Carving out a life in Sudbury

Sometimes it took curled fists to make hets understand


Marco Theriault says he’s going to grow old in Sudbury.

“Now I could grow old here as a gay man,” says Theriault, an employee at the Access AIDS Committee Of Sudbury. “Whereas 10 years I wouldn’t have been able to.

“It didn’t happen overnight. It took a lot of fighting, sometimes fist fighting, literally.”

Theriault says that ‘phobes don’t mess with queer establishments anymore because Sudbury homos are known to fight back.

At this year’s Sudbury Pride parade, the sidewalks were all but bare as a few hundred cheering homos made their way through the downtown streets.

But that didn’t faze them.

“They hear us, they know we’re here,” says student Monique Albain. “They can’t ignore that we are proud.”

Sudbury Pride Day was also the third birthday of the local bar.

Zig’s is one of just two queer bars in all of Northern Ontario. But unlike the anonymous Back Street Klub in Thunder Bay, Zig’s is hard to miss with its splashy facade and rainbow totem poles.

Just in case, they remind you at the door. “Good evening, do you know this is a gay bar?” the bouncer asks patrons on their way in.

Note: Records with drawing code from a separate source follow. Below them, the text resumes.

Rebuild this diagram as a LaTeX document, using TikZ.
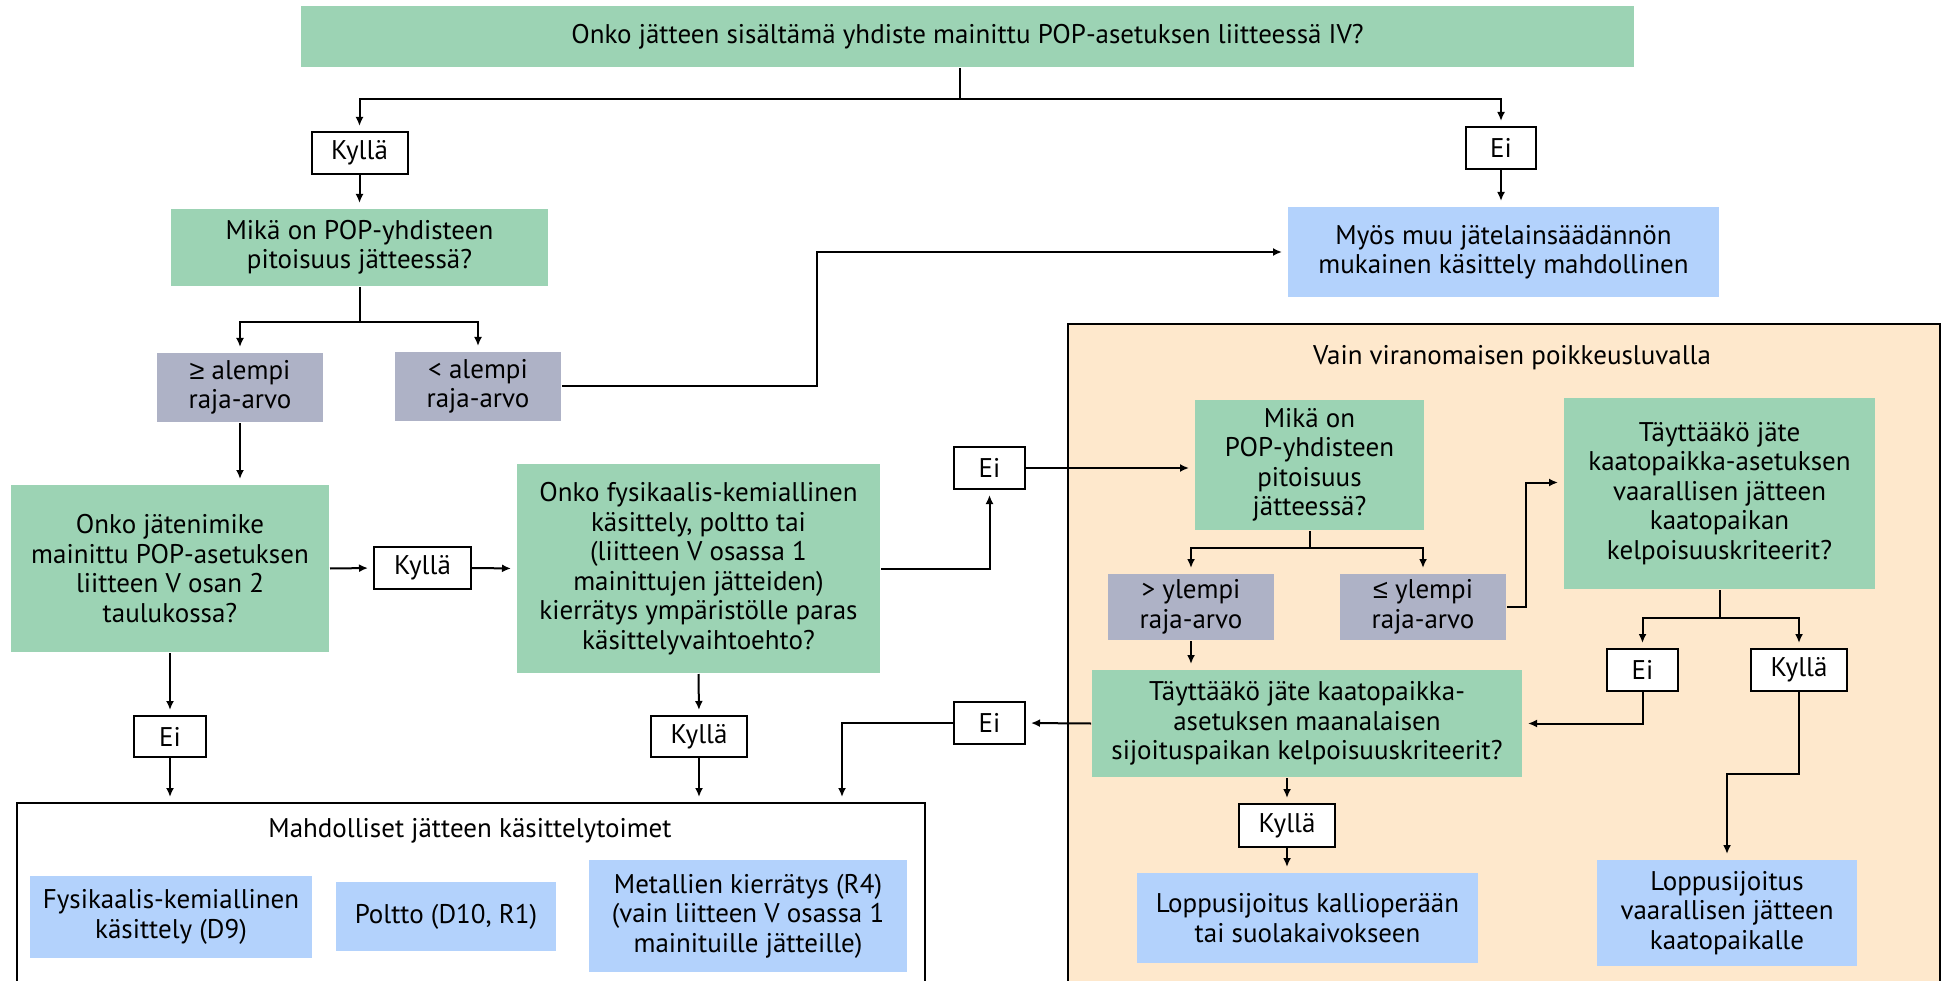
\documentclass[tikz,border=0pt]{standalone}
\usepackage{fontspec}
\setmainfont{PT Sans}
\newfontfamily\symfont{Liberation Sans}
\usetikzlibrary{arrows.meta}
\definecolor{qgreen}{RGB}{156,211,180}
\definecolor{limgray}{RGB}{174,178,198}
\definecolor{resblue}{RGB}{179,210,252}
\definecolor{exorange}{RGB}{254,232,204}
\begin{document}
\begin{tikzpicture}[x=1pt,y=-1pt,line width=2pt,>={Latex[length=9pt,width=8pt]},
          every node/.style={font=\fontsize{27}{29.5}\selectfont,align=center,inner sep=0pt},
          question/.style={fill=qgreen},
          limit/.style={fill=limgray},
          result/.style={fill=resblue},
          answer/.style={draw,fill=white},
          frame/.style={draw,anchor=north west},
          arrowline/.style={->,shorten >=5pt}]
          \useasboundingbox (0,0) rectangle (1946,981);
          \clip (0,0) rectangle (1946,981);
          \node[frame,minimum width=908,minimum height=210] (mahd) at (16,802) {};
          \node[frame,fill=exorange,minimum width=872,minimum height=690] (vain) at (1067,323) {};
          \node (mahdt) at (470,831) {Mahdolliset jätteen käsittelytoimet};
          \node (vaint) at (1512,358) {Vain viranomaisen poikkeusluvalla};
          \node[question,minimum width=1333,minimum height=61] (top) at (967.5,36.5) {Onko jätteen sisältämä yhdiste mainittu POP-asetuksen liitteessä IV?};
          \node[answer,minimum width=96,minimum height=42] (kyl1) at (359.5,153) {Kyllä};
          \node[answer,minimum width=70,minimum height=42] (ei1) at (1501,148) {Ei};
          \node[question,minimum width=377,minimum height=77] (mika1) at (359.5,247.5) {Mikä on POP-yhdisteen\\pitoisuus jätteessä?};
          \node[result,minimum width=431,minimum height=90] (myos) at (1503.5,252) {Myös muu jätelainsäädännön\\mukainen käsittely mahdollinen};
          \node[limit,minimum width=166,minimum height=69] (ge) at (240,387.5) {{\symfont ≥} alempi\\raja-arvo};
          \node[limit,minimum width=166,minimum height=69] (lt) at (478,386.5) {< alempi\\raja-arvo};
          \node[question,minimum width=318,minimum height=167] (nimike) at (170,568.5) {Onko jätenimike\\mainittu POP-asetuksen\\liitteen V osan 2\\taulukossa?};
          \node[answer,minimum width=97,minimum height=42] (kyl2) at (422.5,568) {Kyllä};
          \node[question,minimum width=363,minimum height=209] (fys) at (698.5,568.5) {Onko fysikaalis-kemiallinen\\käsittely, poltto tai\\(liitteen V osassa 1\\mainittujen jätteiden)\\kierrätys ympäristölle paras\\käsittelyvaihtoehto?};
          \node[answer,minimum width=71,minimum height=42] (ei2) at (989.5,468) {Ei};
          \node[answer,minimum width=72,minimum height=41] (ei3) at (170,736.5) {Ei};
          \node[answer,minimum width=96,minimum height=41] (kyl3) at (699,736.5) {Kyllä};
          \node[answer,minimum width=71,minimum height=42] (ei4) at (989.5,723) {Ei};
          \node[result,minimum width=282,minimum height=82] (fysk) at (171,917) {Fysikaalis-kemiallinen\\käsittely (D9)};
          \node[result,minimum width=220,minimum height=69] (polt) at (446,916.5) {Poltto (D10, R1)};
          \node[result,minimum width=318,minimum height=112] (met) at (748,916) {Metallien kierrätys (R4)\\(vain liitteen V osassa 1\\mainituille jätteille)};
          \node[question,minimum width=229,minimum height=130] (mika2) at (1309.5,465) {Mikä on\\POP-yhdisteen\\pitoisuus\\jätteessä?};
          \node[question,minimum width=311,minimum height=191] (tva) at (1719.5,493.5) {Täyttääkö jäte\\kaatopaikka-asetuksen\\vaarallisen jätteen\\kaatopaikan\\kelpoisuuskriteerit?};
          \node[limit,minimum width=166,minimum height=66] (gt) at (1191,607) {> ylempi\\raja-arvo};
          \node[limit,minimum width=166,minimum height=66] (le) at (1423,607) {{\symfont ≤} ylempi\\raja-arvo};
          \node[answer,minimum width=71,minimum height=42] (ei5) at (1642.5,670) {Ei};
          \node[answer,minimum width=96,minimum height=42] (kyl4) at (1799,670) {Kyllä};
          \node[question,minimum width=430,minimum height=107] (tma) at (1307,723.5) {Täyttääkö jäte kaatopaikka-\\asetuksen maanalaisen\\sijoituspaikan kelpoisuuskriteerit?};
          \node[answer,minimum width=96,minimum height=43] (kyl5) at (1287,825.5) {Kyllä};
          \node[result,minimum width=341,minimum height=90] (lkal) at (1307.5,918) {Loppusijoitus kallioperään\\tai suolakaivokseen};
          \node[result,minimum width=260,minimum height=106] (lvaa) at (1727,913) {Loppusijoitus\\vaarallisen jätteen\\kaatopaikalle};
          \coordinate (b1) at (960,99);
          \coordinate (b2) at (359.5,322);
          \coordinate (b3) at (1309.5,548);
          \coordinate (b4) at (1719.5,618);
          \draw (top.south -| b1) -- (b1);
          \draw [arrowline] (b1) -| (kyl1.north);
          \draw [arrowline] (b1) -| (ei1.north);
          \draw [arrowline] (kyl1.south) -- (mika1.north);
          \draw [arrowline] (ei1.south) -- (ei1.south |- myos.north);
          \draw (mika1.south) -- (b2);
          \draw [arrowline] (b2) -| (ge.north);
          \draw [arrowline] (b2) -| (lt.north);
          \draw [arrowline] (lt.east) -- ++(255,0) |- (myos.west);
          \draw [arrowline] (ge.south) -- (ge.south |- nimike.north);
          \draw [arrowline] (nimike.east) -- (kyl2.west);
          \draw [arrowline] (kyl2.east) -- (fys.west);
          \draw [arrowline] (fys.east) -| (ei2.south);
          \draw [arrowline] (ei2.east) -- (ei2.east -| mika2.west);
          \draw [arrowline] (nimike.south) -- (ei3.north);
          \draw [arrowline] (ei3.south) -- (ei3.south |- mahd.north);
          \draw [arrowline] (fys.south) -- (kyl3.north);
          \draw [arrowline] (kyl3.south) -- (kyl3.south |- mahd.north);
          \draw [arrowline] (tma.west) -- (ei4.east);
          \draw [arrowline] (ei4.west) -| (842,0 |- mahd.north);
          \draw (mika2.south) -- (b3);
          \draw [arrowline] (b3) -| (gt.north);
          \draw [arrowline] (b3) -| (le.north);
          \draw [arrowline] (le.east) -- ++(19,0) |- ([yshift=11pt]tva.west);
          \draw [arrowline] (gt.south) -- (gt.south |- tma.north);
          \draw (tva.south) -- (b4);
          \draw [arrowline] (b4) -| (ei5.north);
          \draw [arrowline] (b4) -| (kyl4.north);
          \draw [arrowline] (ei5.south) |- (tma.east);
          \draw [arrowline] (kyl4.south) -- ++(0,82) -| (lvaa.north);
          \draw [arrowline] (kyl5.north |- tma.south) -- (kyl5.north);
          \draw [arrowline] (kyl5.south) -- (kyl5.south |- lkal.north);
        \end{tikzpicture}
\end{document}
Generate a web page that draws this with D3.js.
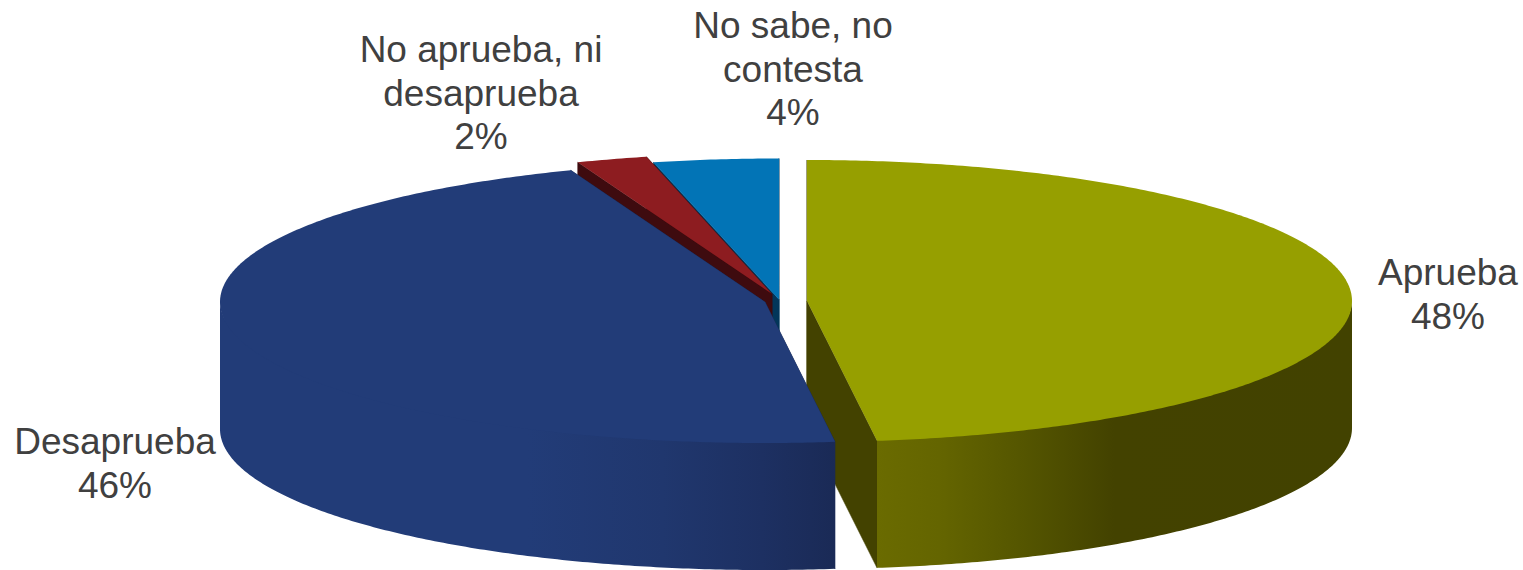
<!DOCTYPE html>
<html>
<head>
<meta charset="utf-8">
<script src="https://cdn.jsdelivr.net/npm/d3@7/dist/d3.min.js"></script>
<style>
html,body{margin:0;padding:0;background:#fff;overflow:hidden}
svg{display:block}
text{font-family:"Liberation Sans",Arial,sans-serif;font-size:37px;fill:#404040;text-anchor:middle}
</style>
</head>
<body>
<svg id="chart" width="1523" height="570"></svg>
<script>
// Data
const categories = ["Aprueba", "Desaprueba", "No aprueba, ni desaprueba", "No sabe, no contesta"];
const values = [47.95, 46.25, 2.1, 3.7];
const labelLines = [["Aprueba"], ["Desaprueba"], ["No aprueba, ni", "desaprueba"], ["No sabe, no", "contesta"]];

// Styling and layout, separate from the data
const topColors  = ["#969f00", "#223c78", "#8d1c20", "#0274b6"];
const faceColors = ["#434200", "#1a2a56", "#3e0b0f", "#02365a"];
// Stops run from the cut edge of the wall outward
const wallStops  = [
  [[0, "#6a6b00"], [0.13, "#646500"], [0.3, "#555600"], [0.5, "#434200"], [1, "#424200"]],
  [[0, "#1a2a56"], [0.12, "#1d3062"], [0.28, "#20376e"], [0.5, "#223c78"], [1, "#223c78"]],
  [], []
];
const centers = [[807, 301], [765, 302], [772, 294], [779, 299.5]];
const labelAnchors = [[1448, 285], [115, 454], [481, 62], [793, 38]];
const lineStep = 43.5;
const rx = 545, ry = 141, depth = 127;
const seamOverlap = 1.5;
const drawOrder = [0, 3, 2, 1];

const svg = d3.select("#chart");
const defs = svg.append("defs");
const pie = d3.pie().sort(null).value(d => d);
const arcs = pie(values);

// Scales from unit-circle coordinates to screen offsets
const sx = d3.scaleLinear().domain([-1, 1]).range([-rx, rx]);
const sy = d3.scaleLinear().domain([-1, 1]).range([-ry, ry]);
const point = (c, a, dz = 0) => [c[0] + sx(Math.sin(a)), c[1] + sy(-Math.cos(a)) + dz];
const line = d3.line();
const sample = (a0, a1) => {
  const n = Math.max(2, Math.ceil(Math.abs(a1 - a0) / 0.01));
  return d3.range(n + 1).map(i => a0 + (a1 - a0) * i / n);
};

drawOrder.forEach(i => {
  const d = arcs[i], c = centers[i];
  const g = svg.append("g").attr("class", "slice");

  // Flat cut faces: end edge first, then start edge
  [d.endAngle, d.startAngle].forEach(a => {
    g.append("path")
      .attr("d", line([[c[0], c[1]], point(c, a), point(c, a, depth), [c[0], c[1] + depth]]) + "Z")
      .attr("fill", faceColors[i])
      .attr("stroke", faceColors[i])
      .attr("stroke-width", 0.6);
  });

  // Outer wall, only the part facing the viewer
  const a0 = Math.max(d.startAngle, Math.PI / 2);
  const a1 = Math.min(d.endAngle, 3 * Math.PI / 2);
  if (a1 > a0) {
    const id = "wall" + i;
    // The gradient starts at the wall end nearest the front cut edge
    const nearAngle = Math.abs(a1 - Math.PI) < Math.abs(a0 - Math.PI) ? a1 : a0;
    const farAngle = nearAngle === a0 ? a1 : a0;
    const grad = defs.append("linearGradient").attr("id", id)
      .attr("gradientUnits", "userSpaceOnUse")
      .attr("x1", point(c, nearAngle)[0]).attr("x2", point(c, farAngle)[0])
      .attr("y1", 0).attr("y2", 0);
    wallStops[i].forEach(s => {
      grad.append("stop").attr("offset", s[0]).attr("stop-color", s[1]);
    });
    // The wall runs slightly under the top face so no seam shows between them
    const upper = sample(a0, a1).map(a => point(c, a, -seamOverlap));
    const lower = sample(a1, a0).map(a => point(c, a, depth));
    g.append("path").attr("d", line(upper.concat(lower)) + "Z").attr("fill", `url(#${id})`);
  }

  // Top face
  const top = sample(d.startAngle, d.endAngle).map(a => point(c, a));
  g.append("path").attr("d", line([[c[0], c[1]]].concat(top)) + "Z").attr("fill", topColors[i]);
});

// Labels
categories.forEach((name, i) => {
  const lines = labelLines[i].concat(Math.round(values[i]) + "%");
  const t = svg.append("text").attr("aria-label", name);
  lines.forEach((s, j) => {
    t.append("tspan")
      .attr("x", labelAnchors[i][0])
      .attr("y", labelAnchors[i][1] + j * lineStep)
      .text(s);
  });
});
</script>
</body>
</html>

Today, Sudbury boasts a healthy and visible queer community. But Theriault didn’t always hold so much hope for the nickel town. In his teens he left Sudbury.

“It was as bare as the rocks in Sudbury before all the grass and trees were planted and took root,” he says.

Since his return seven years ago, he’s seen the community bloom. In the past six years the number of social and support groups has jumped from six to 56.

“Now there’s a sense of belonging,” he says. “Because you have the services here, you no longer have to run away to Toronto.”

Long time Sudbury activist and counselor Ziggy Sigouin wants exiled homos to come back. “Come on back home. Take what you’ve learned and apply it here.”

Sigouin came out 25 years ago. “When I first came out it was a redneck town, it’s a mining town. Not that it still isn’t homophobic, but I don’t think that it’s that bad.”

She says that when homos leave, they hurt those left behind.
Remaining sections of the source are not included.